## What is needed
From the first line of the data below through the line bearing "const yTitle = 'F-measure (%)';", reproduce each line exactly; do not include pictures.

## Data extract
=======

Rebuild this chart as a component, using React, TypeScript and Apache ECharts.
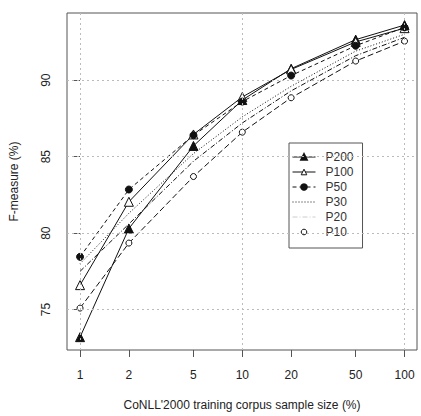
import React, { useEffect, useRef } from 'react';
import * as echarts from 'echarts';

const xPct = [1, 2, 5, 10, 20, 50, 100];
const xGridPct = [1, 10, 100];
const yTicks = [75, 80, 85, 90];

const p200 = [73.2, 80.3, 85.7, 88.7, 90.75, 92.65, 93.6];
const p100 = [76.6, 82.05, 86.45, 88.9, 90.7, 92.5, 93.4];
const p50 = [78.45, 82.85, 86.4, 88.6, 90.3, 92.25, 93.45];
const p30 = [78.0, 81.3, 85.2, 87.6, 89.6, 91.9, 93.0];
const p20 = [77.5, 80.6, 84.7, 87.2, 89.3, 91.6, 92.8];
const p10 = [75.1, 79.35, 83.7, 86.6, 88.85, 91.25, 92.55];

const xTitle = "CoNLL'2000 training corpus sample size (%)";
const yTitle = 'F-measure (%)';

export default function App() {
  const ref = useRef<HTMLDivElement>(null);
  useEffect(() => {
    const chart = echarts.init(ref.current!, null, { renderer: 'svg' });
    const font = "'Liberation Sans', Arial, sans-serif";
    const ink = '#111';
    const toPts = (arr: number[]) => xPct.map((x, i) => [Math.log10(x), arr[i]]);
    const xTickVals = xPct.map((v) => Math.log10(v));
    const mk = (
      name: string,
      arr: number[],
      symbol: string,
      size: number,
      fill: string,
      type: any,
      show = true
    ) => ({
      name,
      type: 'line',
      data: toPts(arr),
      symbol,
      symbolSize: size,
      showSymbol: show,
      lineStyle: { color: ink, width: 1, type },
      itemStyle: { color: fill, borderColor: ink, borderWidth: 1 },
      emphasis: { disabled: true },
      z: 3,
    });
    const openItem = { color: '#fff', borderColor: ink, borderWidth: 1 };
    const option: any = {
      animation: false,
      backgroundColor: '#fff',
      textStyle: { fontFamily: font },
      grid: {
        left: 60,
        top: 13,
        right: 4,
        bottom: 61,
        show: true,
        borderColor: '#555',
        borderWidth: 1,
        backgroundColor: 'transparent',
      },
      xAxis: {
        type: 'value',
        min: -0.0804,
        max: 2.0767,
        axisLine: { show: false },
        splitLine: { show: false },
        axisTick: { show: true, customValues: xTickVals, length: 7, lineStyle: { color: '#555' } },
        axisLabel: {
          customValues: xTickVals,
          formatter: (v: number) => String(Math.round(Math.pow(10, v))),
          margin: 19,
          fontSize: 12,
          color: '#222',
          fontFamily: font,
        },
        name: xTitle,
        nameLocation: 'middle',
        nameGap: 49,
        nameTextStyle: { fontSize: 12, color: '#222', fontFamily: font },
      },
      yAxis: {
        type: 'value',
        min: 72.36,
        max: 94.39,
        axisLine: { show: false },
        splitLine: { show: false },
        axisTick: { show: true, customValues: yTicks, length: 7, lineStyle: { color: '#555' } },
        axisLabel: {
          customValues: yTicks,
          rotate: 90,
          margin: 15,
          fontSize: 12,
          color: '#222',
          fontFamily: font,
        },
        name: yTitle,
        nameLocation: 'middle',
        nameGap: 47,
        nameTextStyle: { fontSize: 12, color: '#222', fontFamily: font },
      },
      legend: {
        orient: 'vertical',
        left: 289,
        top: 143,
        padding: [8, 9, 10, 3],
        itemGap: 3,
        itemWidth: 23,
        itemHeight: 7,
        borderColor: '#555',
        borderWidth: 1,
        backgroundColor: '#fff',
        lineStyle: { width: 1, type: 'inherit' },
        textStyle: { fontSize: 12, color: '#333', fontFamily: font, padding: [0, 0, 0, 5] },
        data: [
          { name: 'P200' },
          { name: 'P100', itemStyle: openItem },
          { name: 'P50' },
          { name: 'P30', itemStyle: { opacity: 0 } },
          { name: 'P20', itemStyle: { opacity: 0 }, lineStyle: { color: '#ccc', width: 1 } },
          { name: 'P10', itemStyle: openItem, lineStyle: { opacity: 0 } },
        ],
      },
      series: [
        {
          name: 'grid',
          type: 'line',
          data: [],
          silent: true,
          z: 1,
          markLine: {
            silent: true,
            symbol: ['none', 'none'],
            label: { show: false },
            emphasis: { disabled: true },
            lineStyle: { type: [2, 3], color: '#bbb', width: 1 },
            data: [
              ...xGridPct.map((v) => ({ xAxis: Math.log10(v) })),
              ...yTicks.map((v) => ({ yAxis: v })),
            ],
          },
        },
        mk('P200', p200, 'triangle', 9, ink, 'solid'),
        mk('P100', p100, 'triangle', 9, '#fff', 'solid'),
        mk('P50', p50, 'circle', 7, ink, [4, 3]),
        mk('P30', p30, 'circle', 0, ink, [1, 2], false),
        mk('P20', p20, 'circle', 0, ink, [5, 2, 1, 2], false),
        mk('P10', p10, 'circle', 6, '#fff', [6, 3]),
      ],
    };
    chart.setOption(option);
    return () => chart.dispose();
  }, []);
  return (
    <div
      ref={ref}
      style={{ position: 'fixed', left: 0, top: 0, width: 421, height: 416, background: '#fff' }}
    />
  );
}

=======

## Response below
Rebuild this chart as a component, using React, TypeScript and Apache ECharts.
import React, { useEffect, useRef } from 'react';
import * as echarts from 'echarts';

const xPct = [1, 2, 5, 10, 20, 50, 100];
const xGridPct = [1, 10, 100];
const yTicks = [75, 80, 85, 90];

const p200 = [73.2, 80.3, 85.7, 88.7, 90.75, 92.65, 93.6];
const p100 = [76.6, 82.05, 86.45, 88.9, 90.7, 92.5, 93.4];
const p50 = [78.45, 82.85, 86.4, 88.6, 90.3, 92.25, 93.45];
const p30 = [78.0, 81.3, 85.2, 87.6, 89.6, 91.9, 93.0];
const p20 = [77.5, 80.6, 84.7, 87.2, 89.3, 91.6, 92.8];
const p10 = [75.1, 79.35, 83.7, 86.6, 88.85, 91.25, 92.55];

const xTitle = "CoNLL'2000 training corpus sample size (%)";
const yTitle = 'F-measure (%)';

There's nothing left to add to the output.